Job: Pictures in the entries below are excluded; copy only the lines from the one containing "Generate a web" to the one containing "523], [8.29, 391]];", both included.

Task inputs:
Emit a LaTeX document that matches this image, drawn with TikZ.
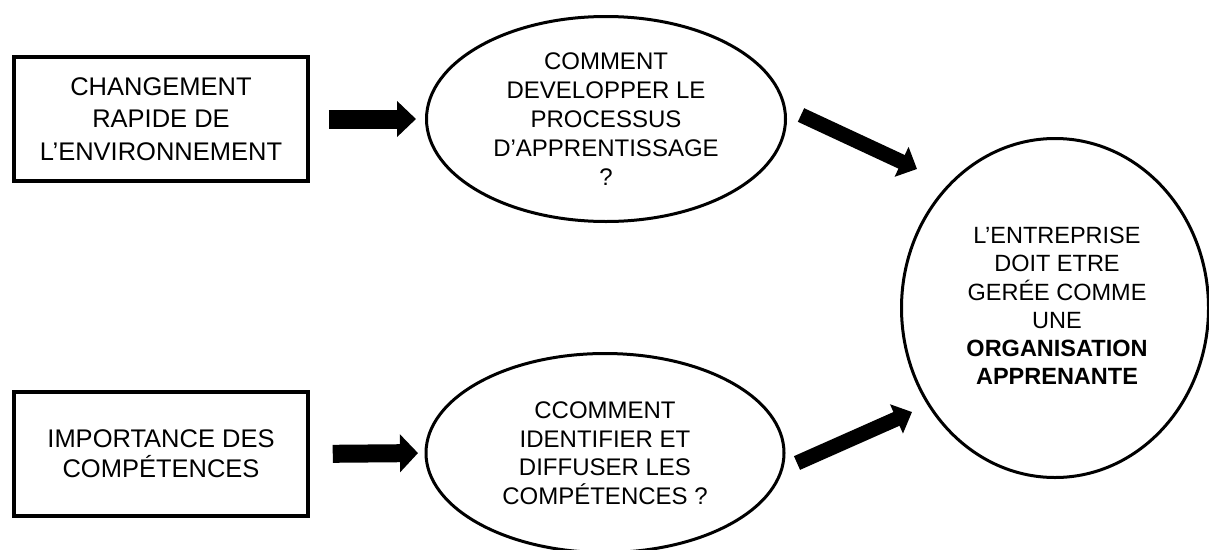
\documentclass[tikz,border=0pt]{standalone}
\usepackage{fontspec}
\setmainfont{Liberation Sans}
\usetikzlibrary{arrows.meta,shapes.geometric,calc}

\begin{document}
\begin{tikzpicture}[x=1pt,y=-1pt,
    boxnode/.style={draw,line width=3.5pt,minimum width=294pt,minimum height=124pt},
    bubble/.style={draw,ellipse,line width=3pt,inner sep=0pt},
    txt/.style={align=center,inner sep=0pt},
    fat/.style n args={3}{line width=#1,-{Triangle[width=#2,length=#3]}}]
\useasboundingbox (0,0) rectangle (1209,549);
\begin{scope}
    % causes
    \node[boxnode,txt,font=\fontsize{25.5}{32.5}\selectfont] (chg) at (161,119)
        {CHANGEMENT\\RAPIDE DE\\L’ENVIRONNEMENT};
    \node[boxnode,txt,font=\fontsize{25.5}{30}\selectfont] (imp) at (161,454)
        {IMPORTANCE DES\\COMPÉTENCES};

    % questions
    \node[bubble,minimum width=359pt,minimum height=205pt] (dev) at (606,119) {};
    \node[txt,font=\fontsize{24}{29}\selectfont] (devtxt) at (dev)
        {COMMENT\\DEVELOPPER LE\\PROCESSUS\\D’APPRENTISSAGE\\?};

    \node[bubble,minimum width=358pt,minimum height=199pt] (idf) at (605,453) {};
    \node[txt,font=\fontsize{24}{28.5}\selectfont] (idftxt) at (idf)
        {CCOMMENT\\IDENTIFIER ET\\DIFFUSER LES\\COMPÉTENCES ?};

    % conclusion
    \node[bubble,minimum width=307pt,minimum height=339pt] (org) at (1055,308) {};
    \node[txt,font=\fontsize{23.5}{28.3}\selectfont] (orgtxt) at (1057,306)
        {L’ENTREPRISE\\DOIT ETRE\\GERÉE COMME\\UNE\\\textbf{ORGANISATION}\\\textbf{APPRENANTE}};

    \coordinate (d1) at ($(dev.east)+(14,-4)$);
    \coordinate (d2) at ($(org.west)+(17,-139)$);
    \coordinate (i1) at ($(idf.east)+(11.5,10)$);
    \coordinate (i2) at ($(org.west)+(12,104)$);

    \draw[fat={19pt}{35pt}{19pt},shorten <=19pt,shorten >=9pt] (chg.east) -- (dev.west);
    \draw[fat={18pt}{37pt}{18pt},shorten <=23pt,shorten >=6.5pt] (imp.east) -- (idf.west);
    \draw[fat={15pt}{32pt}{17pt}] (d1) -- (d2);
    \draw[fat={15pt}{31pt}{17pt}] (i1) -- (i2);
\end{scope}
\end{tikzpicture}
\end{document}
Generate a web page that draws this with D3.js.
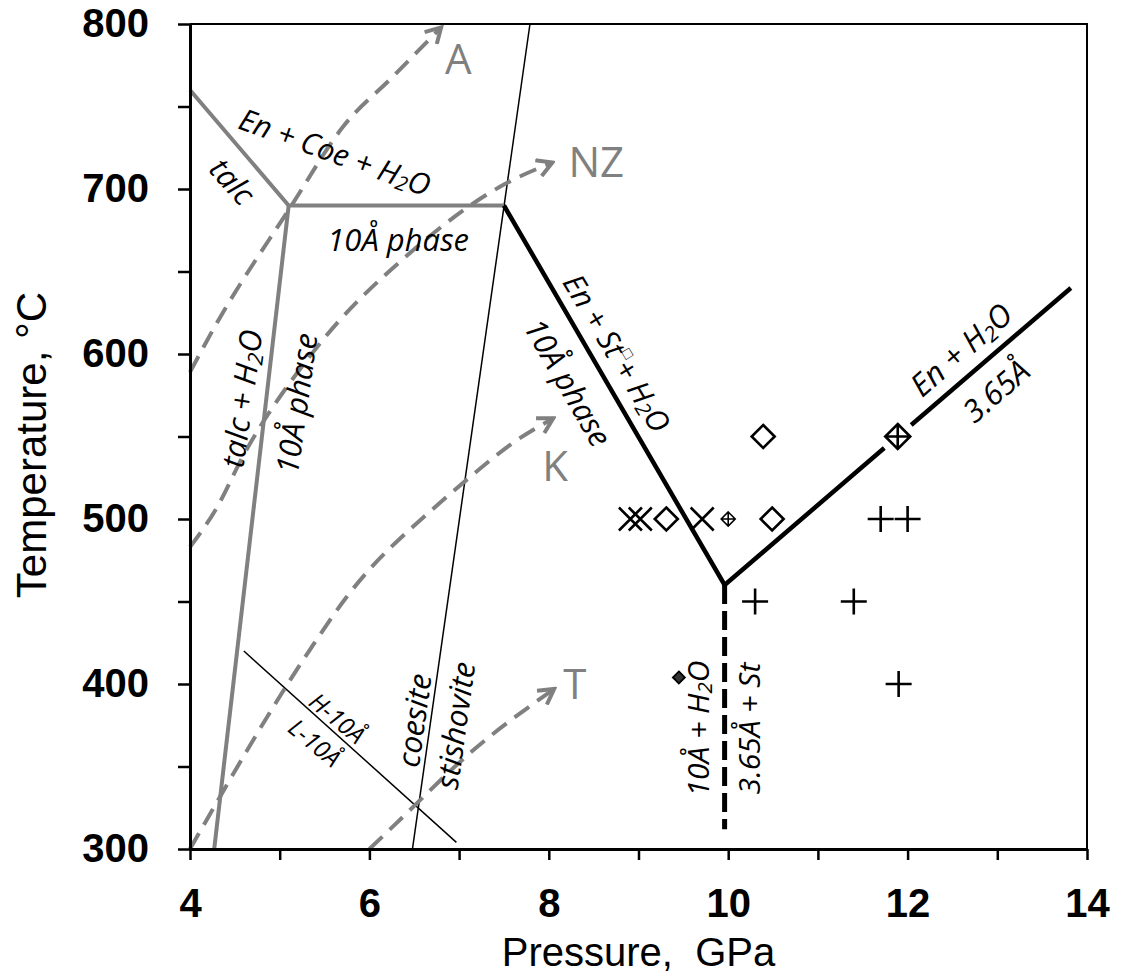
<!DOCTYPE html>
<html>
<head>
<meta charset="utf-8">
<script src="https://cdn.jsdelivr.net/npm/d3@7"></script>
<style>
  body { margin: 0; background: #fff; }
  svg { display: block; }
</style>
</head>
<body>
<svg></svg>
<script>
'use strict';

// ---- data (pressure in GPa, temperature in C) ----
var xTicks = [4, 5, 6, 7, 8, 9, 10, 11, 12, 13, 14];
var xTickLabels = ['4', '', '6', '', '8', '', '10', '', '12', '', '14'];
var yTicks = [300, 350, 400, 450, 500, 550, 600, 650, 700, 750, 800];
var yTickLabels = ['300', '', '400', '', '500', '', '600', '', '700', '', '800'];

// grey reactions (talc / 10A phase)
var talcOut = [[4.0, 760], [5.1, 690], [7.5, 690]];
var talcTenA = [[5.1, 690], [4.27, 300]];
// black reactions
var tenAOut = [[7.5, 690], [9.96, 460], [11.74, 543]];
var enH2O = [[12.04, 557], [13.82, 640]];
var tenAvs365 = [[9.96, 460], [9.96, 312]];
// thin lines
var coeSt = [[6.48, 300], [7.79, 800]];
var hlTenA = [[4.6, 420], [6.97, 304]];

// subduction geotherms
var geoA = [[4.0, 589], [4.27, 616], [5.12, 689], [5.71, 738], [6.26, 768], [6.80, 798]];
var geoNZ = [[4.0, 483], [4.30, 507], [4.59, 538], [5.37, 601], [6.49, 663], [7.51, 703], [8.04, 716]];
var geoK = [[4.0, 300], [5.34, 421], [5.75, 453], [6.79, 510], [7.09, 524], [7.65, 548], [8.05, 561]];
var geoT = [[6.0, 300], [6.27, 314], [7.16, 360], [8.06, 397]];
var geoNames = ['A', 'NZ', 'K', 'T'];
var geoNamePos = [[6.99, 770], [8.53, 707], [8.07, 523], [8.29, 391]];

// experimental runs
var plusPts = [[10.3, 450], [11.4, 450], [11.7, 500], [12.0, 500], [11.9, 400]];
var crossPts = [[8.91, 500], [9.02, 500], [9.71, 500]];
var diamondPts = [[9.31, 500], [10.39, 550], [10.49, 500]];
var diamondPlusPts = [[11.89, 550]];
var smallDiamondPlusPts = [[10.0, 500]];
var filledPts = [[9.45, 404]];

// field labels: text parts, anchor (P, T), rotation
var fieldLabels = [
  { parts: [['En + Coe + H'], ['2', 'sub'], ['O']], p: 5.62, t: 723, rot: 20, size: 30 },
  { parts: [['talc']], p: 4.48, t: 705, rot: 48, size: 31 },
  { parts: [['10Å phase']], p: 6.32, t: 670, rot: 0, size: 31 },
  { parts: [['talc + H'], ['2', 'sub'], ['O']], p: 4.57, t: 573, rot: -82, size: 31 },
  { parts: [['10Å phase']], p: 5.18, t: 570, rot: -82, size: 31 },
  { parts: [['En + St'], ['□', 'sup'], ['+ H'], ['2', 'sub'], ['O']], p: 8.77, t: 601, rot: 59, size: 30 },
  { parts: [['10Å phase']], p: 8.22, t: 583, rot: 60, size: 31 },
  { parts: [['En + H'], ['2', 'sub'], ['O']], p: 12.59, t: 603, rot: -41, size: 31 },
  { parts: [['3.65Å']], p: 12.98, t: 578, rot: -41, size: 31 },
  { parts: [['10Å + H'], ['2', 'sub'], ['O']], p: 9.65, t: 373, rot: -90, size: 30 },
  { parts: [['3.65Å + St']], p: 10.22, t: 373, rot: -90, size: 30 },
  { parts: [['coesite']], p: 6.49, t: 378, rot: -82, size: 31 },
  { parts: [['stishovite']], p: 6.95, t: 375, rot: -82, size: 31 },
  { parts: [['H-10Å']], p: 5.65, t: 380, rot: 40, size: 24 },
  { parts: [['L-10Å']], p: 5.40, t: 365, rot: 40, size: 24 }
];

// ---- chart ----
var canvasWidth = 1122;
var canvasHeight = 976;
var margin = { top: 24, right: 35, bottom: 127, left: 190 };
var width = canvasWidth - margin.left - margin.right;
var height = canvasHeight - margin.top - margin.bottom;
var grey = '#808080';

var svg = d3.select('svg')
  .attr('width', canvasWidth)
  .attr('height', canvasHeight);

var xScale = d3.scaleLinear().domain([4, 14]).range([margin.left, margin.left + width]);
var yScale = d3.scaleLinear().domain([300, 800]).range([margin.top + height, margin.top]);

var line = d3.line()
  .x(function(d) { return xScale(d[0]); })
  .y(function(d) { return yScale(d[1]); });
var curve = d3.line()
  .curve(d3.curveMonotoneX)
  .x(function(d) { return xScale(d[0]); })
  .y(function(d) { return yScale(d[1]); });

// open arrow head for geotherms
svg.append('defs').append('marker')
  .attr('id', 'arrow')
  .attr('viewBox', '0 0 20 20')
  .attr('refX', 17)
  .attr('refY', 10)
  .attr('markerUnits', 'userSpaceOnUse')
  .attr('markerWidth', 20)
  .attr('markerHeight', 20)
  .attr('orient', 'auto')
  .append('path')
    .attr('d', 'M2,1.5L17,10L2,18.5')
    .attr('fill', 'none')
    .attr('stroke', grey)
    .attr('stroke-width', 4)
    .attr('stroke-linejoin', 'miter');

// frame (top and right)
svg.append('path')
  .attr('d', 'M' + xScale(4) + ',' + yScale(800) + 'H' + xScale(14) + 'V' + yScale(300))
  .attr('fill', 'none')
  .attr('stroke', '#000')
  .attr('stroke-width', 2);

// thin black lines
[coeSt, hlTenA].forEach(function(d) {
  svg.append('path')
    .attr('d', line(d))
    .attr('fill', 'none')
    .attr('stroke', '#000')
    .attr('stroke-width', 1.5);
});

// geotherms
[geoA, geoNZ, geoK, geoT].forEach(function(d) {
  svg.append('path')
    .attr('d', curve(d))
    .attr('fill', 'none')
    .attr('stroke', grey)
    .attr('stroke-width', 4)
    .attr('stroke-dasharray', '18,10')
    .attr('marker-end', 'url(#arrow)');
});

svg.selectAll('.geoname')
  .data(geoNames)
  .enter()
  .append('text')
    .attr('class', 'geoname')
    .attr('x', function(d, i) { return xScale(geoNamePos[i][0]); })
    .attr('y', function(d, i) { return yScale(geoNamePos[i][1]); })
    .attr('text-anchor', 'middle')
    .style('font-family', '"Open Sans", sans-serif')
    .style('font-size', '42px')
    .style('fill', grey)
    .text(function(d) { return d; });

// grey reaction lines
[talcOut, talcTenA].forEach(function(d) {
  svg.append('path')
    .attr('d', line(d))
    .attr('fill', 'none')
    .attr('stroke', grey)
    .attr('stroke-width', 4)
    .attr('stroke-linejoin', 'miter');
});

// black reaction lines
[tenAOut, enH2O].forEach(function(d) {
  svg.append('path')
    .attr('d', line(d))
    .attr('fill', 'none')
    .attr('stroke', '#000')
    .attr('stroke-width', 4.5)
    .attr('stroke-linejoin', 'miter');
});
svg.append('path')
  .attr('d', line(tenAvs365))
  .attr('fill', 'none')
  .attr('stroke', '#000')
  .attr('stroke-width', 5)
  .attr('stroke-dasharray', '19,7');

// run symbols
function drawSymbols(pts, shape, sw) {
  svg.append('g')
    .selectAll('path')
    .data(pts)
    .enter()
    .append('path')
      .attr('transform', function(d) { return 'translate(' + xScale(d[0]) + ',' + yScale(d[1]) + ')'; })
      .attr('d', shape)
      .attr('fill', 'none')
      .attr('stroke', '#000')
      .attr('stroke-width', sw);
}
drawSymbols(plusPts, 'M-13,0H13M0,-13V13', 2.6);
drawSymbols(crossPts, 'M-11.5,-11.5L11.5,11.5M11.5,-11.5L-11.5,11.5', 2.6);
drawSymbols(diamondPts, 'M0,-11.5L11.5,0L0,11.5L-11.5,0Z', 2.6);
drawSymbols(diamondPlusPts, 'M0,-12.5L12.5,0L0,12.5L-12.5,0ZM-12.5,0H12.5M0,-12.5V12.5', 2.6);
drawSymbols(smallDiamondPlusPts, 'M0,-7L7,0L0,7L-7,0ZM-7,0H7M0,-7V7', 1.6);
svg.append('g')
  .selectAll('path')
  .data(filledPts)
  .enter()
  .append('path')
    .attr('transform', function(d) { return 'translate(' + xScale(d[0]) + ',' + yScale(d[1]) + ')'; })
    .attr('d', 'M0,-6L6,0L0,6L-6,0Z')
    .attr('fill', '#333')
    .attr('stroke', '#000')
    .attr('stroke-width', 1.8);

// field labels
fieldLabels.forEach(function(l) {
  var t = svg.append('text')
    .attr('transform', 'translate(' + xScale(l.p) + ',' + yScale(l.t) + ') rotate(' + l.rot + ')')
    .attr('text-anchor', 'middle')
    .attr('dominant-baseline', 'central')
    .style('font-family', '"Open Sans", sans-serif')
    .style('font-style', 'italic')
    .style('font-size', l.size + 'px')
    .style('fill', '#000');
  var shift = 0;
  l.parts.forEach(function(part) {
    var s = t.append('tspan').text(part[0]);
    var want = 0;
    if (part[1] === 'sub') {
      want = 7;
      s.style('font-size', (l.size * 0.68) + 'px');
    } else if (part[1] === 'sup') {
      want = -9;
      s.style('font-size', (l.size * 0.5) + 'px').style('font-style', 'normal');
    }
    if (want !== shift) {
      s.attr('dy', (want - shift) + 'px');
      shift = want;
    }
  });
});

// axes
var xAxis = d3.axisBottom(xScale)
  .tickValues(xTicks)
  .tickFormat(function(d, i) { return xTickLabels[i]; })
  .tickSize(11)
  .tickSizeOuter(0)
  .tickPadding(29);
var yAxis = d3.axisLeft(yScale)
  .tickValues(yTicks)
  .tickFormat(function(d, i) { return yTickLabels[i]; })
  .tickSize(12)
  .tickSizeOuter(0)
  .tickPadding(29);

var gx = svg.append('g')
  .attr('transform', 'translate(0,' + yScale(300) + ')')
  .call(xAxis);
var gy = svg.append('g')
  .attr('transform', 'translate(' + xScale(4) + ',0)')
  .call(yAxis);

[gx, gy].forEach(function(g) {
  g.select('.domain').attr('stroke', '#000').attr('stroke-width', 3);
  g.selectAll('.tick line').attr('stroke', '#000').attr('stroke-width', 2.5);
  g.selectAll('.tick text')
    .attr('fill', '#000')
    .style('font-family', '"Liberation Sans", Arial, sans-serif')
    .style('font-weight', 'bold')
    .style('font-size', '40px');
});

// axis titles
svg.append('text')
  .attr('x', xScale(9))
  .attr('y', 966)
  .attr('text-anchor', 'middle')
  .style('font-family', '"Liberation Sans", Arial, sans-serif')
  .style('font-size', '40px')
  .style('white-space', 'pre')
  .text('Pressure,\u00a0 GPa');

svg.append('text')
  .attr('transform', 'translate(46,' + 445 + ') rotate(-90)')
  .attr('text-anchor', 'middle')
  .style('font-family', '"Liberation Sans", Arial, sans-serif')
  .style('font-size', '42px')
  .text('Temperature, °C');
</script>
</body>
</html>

Correct result:
Generate a web page that draws this with D3.js.
<!DOCTYPE html>
<html>
<head>
<meta charset="utf-8">
<script src="https://cdn.jsdelivr.net/npm/d3@7"></script>
<style>
  body { margin: 0; background: #fff; }
  svg { display: block; }
</style>
</head>
<body>
<svg></svg>
<script>
'use strict';

// ---- data (pressure in GPa, temperature in C) ----
var xTicks = [4, 5, 6, 7, 8, 9, 10, 11, 12, 13, 14];
var xTickLabels = ['4', '', '6', '', '8', '', '10', '', '12', '', '14'];
var yTicks = [300, 350, 400, 450, 500, 550, 600, 650, 700, 750, 800];
var yTickLabels = ['300', '', '400', '', '500', '', '600', '', '700', '', '800'];

// grey reactions (talc / 10A phase)
var talcOut = [[4.0, 760], [5.1, 690], [7.5, 690]];
var talcTenA = [[5.1, 690], [4.27, 300]];
// black reactions
var tenAOut = [[7.5, 690], [9.96, 460], [11.74, 543]];
var enH2O = [[12.04, 557], [13.82, 640]];
var tenAvs365 = [[9.96, 460], [9.96, 312]];
// thin lines
var coeSt = [[6.48, 300], [7.79, 800]];
var hlTenA = [[4.6, 420], [6.97, 304]];

// subduction geotherms
var geoA = [[4.0, 589], [4.27, 616], [5.12, 689], [5.71, 738], [6.26, 768], [6.80, 798]];
var geoNZ = [[4.0, 483], [4.30, 507], [4.59, 538], [5.37, 601], [6.49, 663], [7.51, 703], [8.04, 716]];
var geoK = [[4.0, 300], [5.34, 421], [5.75, 453], [6.79, 510], [7.09, 524], [7.65, 548], [8.05, 561]];
var geoT = [[6.0, 300], [6.27, 314], [7.16, 360], [8.06, 397]];
var geoNames = ['A', 'NZ', 'K', 'T'];
var geoNamePos = [[6.99, 770], [8.53, 707], [8.07, 523], [8.29, 391]];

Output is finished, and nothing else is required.